-- begin --

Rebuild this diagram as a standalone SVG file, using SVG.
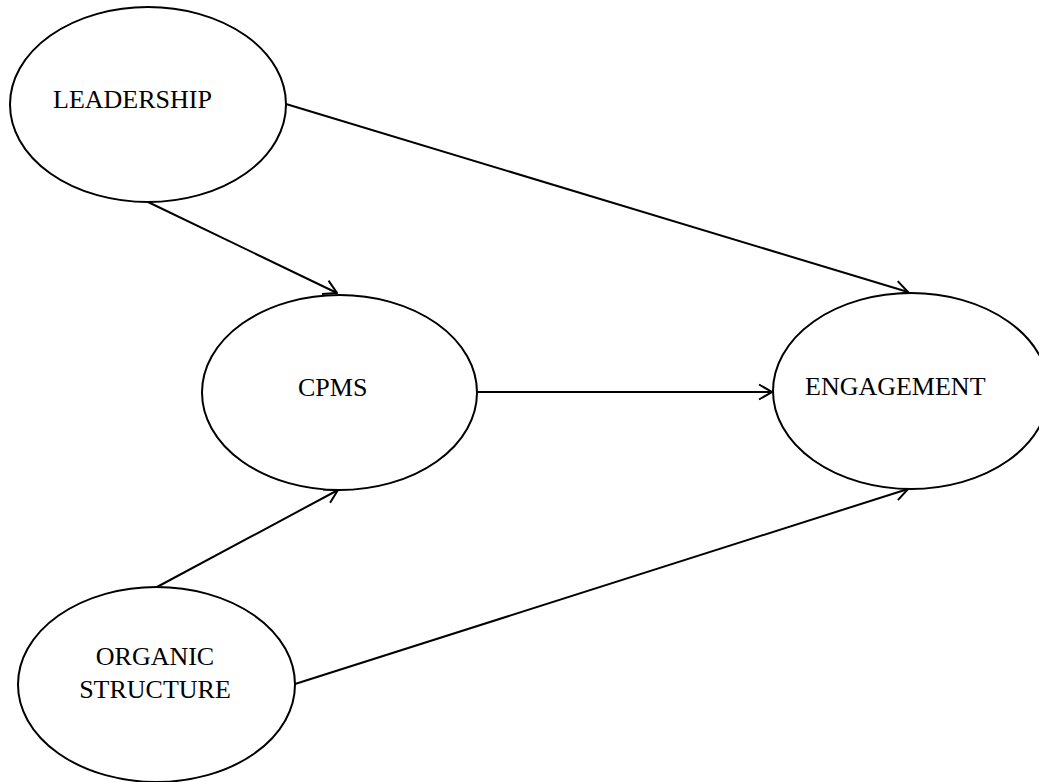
<svg xmlns="http://www.w3.org/2000/svg" width="1039" height="782" viewBox="0 0 1039 782">
  <style>
    .node { fill: #ffffff; stroke: #000000; stroke-width: 2; }
    .label { font-family: "Liberation Serif", "Times New Roman", serif; font-size: 26px; fill: #000000; }
    .edge { fill: none; stroke: #000000; stroke-width: 2; marker-end: url(#arrow); }
  </style>
  <defs>
    <marker id="arrow" markerUnits="userSpaceOnUse" viewBox="0 0 16 18" markerWidth="16" markerHeight="18" refX="14.5" refY="9" orient="auto">
      <path d="M1.5,1.5 L14.5,9 L1.5,16.5" fill="none" stroke="#000000" stroke-width="2" stroke-linejoin="miter"/>
    </marker>
  </defs>

  <rect width="1039" height="782" fill="#ffffff"/>

  <g id="connectors">
    <line class="edge" x1="286" y1="104" x2="908" y2="292"/>
    <line class="edge" x1="148" y1="202" x2="337" y2="293"/>
    <line class="edge" x1="477" y1="392" x2="772" y2="392"/>
    <line class="edge" x1="157" y1="587" x2="338" y2="490"/>
    <line class="edge" x1="295" y1="684" x2="908" y2="489"/>
  </g>

  <g id="leadership">
    <ellipse class="node" cx="148" cy="104.5" rx="138" ry="97.5"/>
    <text class="label" x="53" y="108">LEADERSHIP</text>
  </g>

  <g id="cpms">
    <ellipse class="node" cx="339.5" cy="392.5" rx="137.5" ry="97.5"/>
    <text class="label" x="298" y="396">CPMS</text>
  </g>

  <g id="engagement">
    <ellipse class="node" cx="911" cy="391" rx="138" ry="98"/>
    <text class="label" x="805" y="395">ENGAGEMENT</text>
  </g>

  <g id="organic-structure">
    <ellipse class="node" cx="156.5" cy="684.5" rx="138.5" ry="97.5"/>
    <text class="label" x="155" y="665" text-anchor="middle">ORGANIC</text>
    <text class="label" x="155" y="698" text-anchor="middle">STRUCTURE</text>
  </g>
</svg>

-- end --

- The request
Transcribe each line above verbatim, with the pictures left out.

- Task result
Rebuild this diagram as a standalone SVG file, using SVG.
<svg xmlns="http://www.w3.org/2000/svg" width="1039" height="782" viewBox="0 0 1039 782">
  <style>
    .node { fill: #ffffff; stroke: #000000; stroke-width: 2; }
    .label { font-family: "Liberation Serif", "Times New Roman", serif; font-size: 26px; fill: #000000; }
    .edge { fill: none; stroke: #000000; stroke-width: 2; marker-end: url(#arrow); }
  </style>
  <defs>
    <marker id="arrow" markerUnits="userSpaceOnUse" viewBox="0 0 16 18" markerWidth="16" markerHeight="18" refX="14.5" refY="9" orient="auto">
      <path d="M1.5,1.5 L14.5,9 L1.5,16.5" fill="none" stroke="#000000" stroke-width="2" stroke-linejoin="miter"/>
    </marker>
  </defs>

  <rect width="1039" height="782" fill="#ffffff"/>

  <g id="connectors">
    <line class="edge" x1="286" y1="104" x2="908" y2="292"/>
    <line class="edge" x1="148" y1="202" x2="337" y2="293"/>
    <line class="edge" x1="477" y1="392" x2="772" y2="392"/>
    <line class="edge" x1="157" y1="587" x2="338" y2="490"/>
    <line class="edge" x1="295" y1="684" x2="908" y2="489"/>
  </g>

  <g id="leadership">
    <ellipse class="node" cx="148" cy="104.5" rx="138" ry="97.5"/>
    <text class="label" x="53" y="108">LEADERSHIP</text>
  </g>

  <g id="cpms">
    <ellipse class="node" cx="339.5" cy="392.5" rx="137.5" ry="97.5"/>
    <text class="label" x="298" y="396">CPMS</text>
  </g>

  <g id="engagement">
    <ellipse class="node" cx="911" cy="391" rx="138" ry="98"/>
    <text class="label" x="805" y="395">ENGAGEMENT</text>
  </g>

  <g id="organic-structure">
    <ellipse class="node" cx="156.5" cy="684.5" rx="138.5" ry="97.5"/>
    <text class="label" x="155" y="665" text-anchor="middle">ORGANIC</text>
    <text class="label" x="155" y="698" text-anchor="middle">STRUCTURE</text>
  </g>
</svg>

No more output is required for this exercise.